I'm two (or three) garments down on the six I've committed to making for the Spring Basics Palette, now that I've completed the Kwik Sew yoga pants and another version of the Jalie top. The second top isn't technically in the plan, but I had my reasons.
Yesterday I spent an hour altering the yoga pants to match my TNT crotch depth and length and I'm shocked to tell you that it took a mere 15 minutes to cut the 3 pieces and then 2 hours to put the garment together. It's a really clear design. If you've ever sewn with knits before, or sewn pants before - and you know your way around a zig zag stitch and some elastic - it's quick. With a serger, it's delightful. Of course, getting to this stage takes some time. But once you're there, it's lovely.
I regret to say that photos make this (somewhat pedestrian, let's face it) garment look utterly shapeless. It's not. In fact, it fits well. Much better than my previous versions wherein I had not yet taken an 2 inches out of the back crotch length (I took the same 2 inches out of the front piece at the lengthen/shorten line to even the hems) and altered both front and back for crotch depth:
I'm thrilled to tell you that my serger completely cooperated on the pants project and on the second Jalie top:
This is one of the ways, other than a bow, in which you can wear the ties. They're threaded through an inch wide hole that begins an inch below the apex of the V. I've top stitched the seam allowances above the hole (to the apex) to keep that area clean and stable. The pattern doesn't actually instruct this, but I think it's wise the long run. However, it does mean that you can see the stitches.
I know that this looks weird at the front arm hole. Again, my dress form is wider than me and sometimes garments pull on it, though they do not pull on me. This is one of those instances.
You're right in wondering: Wait, a second. Didn't she say that the pants were gonna be grey? And that a second Jalie isn't a part of the Spring Basics palette.
Here's the thing. I realized a few days ago that I didn't have enough of the grey cotton jersey to make the yoga pants. I had 1 yard, 60" wide. It looked like enough when I turned it against the direction of greatest stretch, but when I realized what I was working with, it just wasn't going to fly.
At the same time, I found the remainder of the orange knit I used to make this wrap dress.
(On a total tangent: I did what someone recommended (can't remember who, right now!) and just cut the facings off that dress, right close to the top stitch line that I added in an effort to keep everything lying flat. You may remember that the facings kept flipping up. Nothing worked but cutting them off - and now the dress fits fantastically, even if it does look horrendous on the inside. I will likely not make it again, too much effort, but if I were to, I would totally finish the edges with self bias tape.)
Back to the Jalie: I had just enough of the orange knit to make the sleeveless version of the Scarf Collar Top. But I did have to shorten the tie by about 3 inches on each side. That's why the pull through version works better than a bow, though a compact bow is achievable.

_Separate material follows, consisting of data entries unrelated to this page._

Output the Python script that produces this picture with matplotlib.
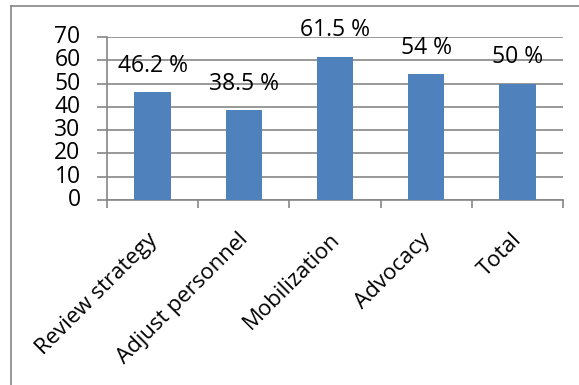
import matplotlib.pyplot as plt
import matplotlib.transforms as mtransforms
from matplotlib.lines import Line2D

categories = ['Review strategy', 'Adjust personnel', 'Mobilization', 'Advocacy', 'Total']
values = [46.2, 38.5, 61.5, 54, 50]
value_labels = ['46.2 %', '38.5 %', '61.5 %', '54 %', '50 %']

plt.rcParams['font.family'] = ['Open Sans', 'DejaVu Sans']

W, H = 579, 385
fig = plt.figure(figsize=(W / 100, H / 100), dpi=100)
fig.patch.set_facecolor('white')

# plot area in pixels: x 107..563, y 37..200 (top-down)
left, right, top, bottom = 107, 563, 37, 200
ax = fig.add_axes([left / W, 1 - bottom / H, (right - left) / W, (bottom - top) / H])

grid_c = '#868686'
x = list(range(len(categories)))
ax.bar(x, values, width=0.4, color='#4f81bd', zorder=3)
ax.set_xlim(-0.5, len(categories) - 0.5)
ax.set_ylim(0, 70)
ax.set_yticks(range(0, 71, 10))
ax.yaxis.grid(True, color=grid_c, linewidth=1.2, zorder=0)

for s in ['top', 'right']:
    ax.spines[s].set_visible(False)
ax.spines['left'].set_color(grid_c)
ax.spines['bottom'].set_color(grid_c)
ax.spines['left'].set_linewidth(1.2)
ax.spines['bottom'].set_linewidth(1.2)

# category boundary ticks on the x axis
ax.set_xticks([i - 0.5 for i in range(len(categories) + 1)], minor=True)
ax.tick_params(axis='x', which='minor', length=6, color=grid_c, width=1.2, direction='out')
ax.tick_params(axis='x', which='major', length=0, pad=21)
ax.tick_params(axis='y', length=7, color=grid_c, width=1.2, labelsize=16.5, pad=12)
for lab in ax.get_yticklabels():
    lab.set_verticalalignment('center')

ax.set_xticks(x)
ax.set_xticklabels(categories, rotation=45, ha='right', va='top',
                   rotation_mode='anchor', fontsize=16)
shift = mtransforms.ScaledTranslation(-6 / 100, 0, fig.dpi_scale_trans)
for lab in ax.get_xticklabels():
    lab.set_transform(lab.get_transform() + shift)

for xi, v, t in zip(x, values, value_labels):
    ax.annotate(t, (xi, v), xytext=(0, 19), textcoords='offset points',
                ha='center', va='center', fontsize=16.5, zorder=5)

# chart frame: top and left edges
fig.add_artist(Line2D([11 / W, 11 / W], [0, 1 - 6 / H], transform=fig.transFigure,
                      color=grid_c, linewidth=1.2))
fig.add_artist(Line2D([11 / W, 1], [1 - 6 / H, 1 - 6 / H], transform=fig.transFigure,
                      color=grid_c, linewidth=1.2))

fig.savefig('out.png', dpi=100)
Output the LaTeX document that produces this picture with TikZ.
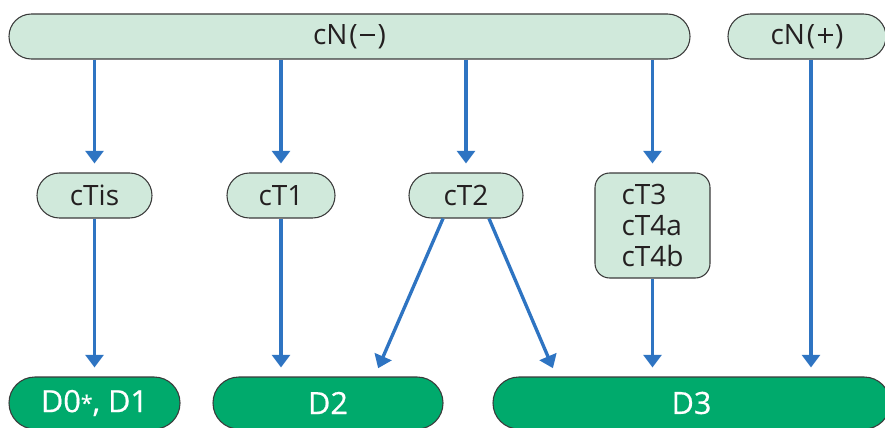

This knit is more stable than the floral I used for the last version. I actually prefer the heavy drape of the floral bamboo jersey. This orange jersey is rayon, I think. It's got nice drape too, but it's not quite the same. So my vote is to use very drapey fabric. Almost as drapey as it gets.
I will use the grey jersey to make the T shirt for which I was intending to use the aubergine rayon knit. One must be flexible.
Note that I finished the sleeves before serging the sides together. And I finished the hem before serging the final side seam. I much prefer to finish flat garments, when possible.
Alas, I had just enough orange thread to do the top stitching - that was even using a different colour thread in the bobbin! - and my hem top stitching is woefully terrible. I had the machine tension set too high. Oh well, there's no fixing it now. So I'm just going to ignore that aspect of things and enjoy the rest of the work.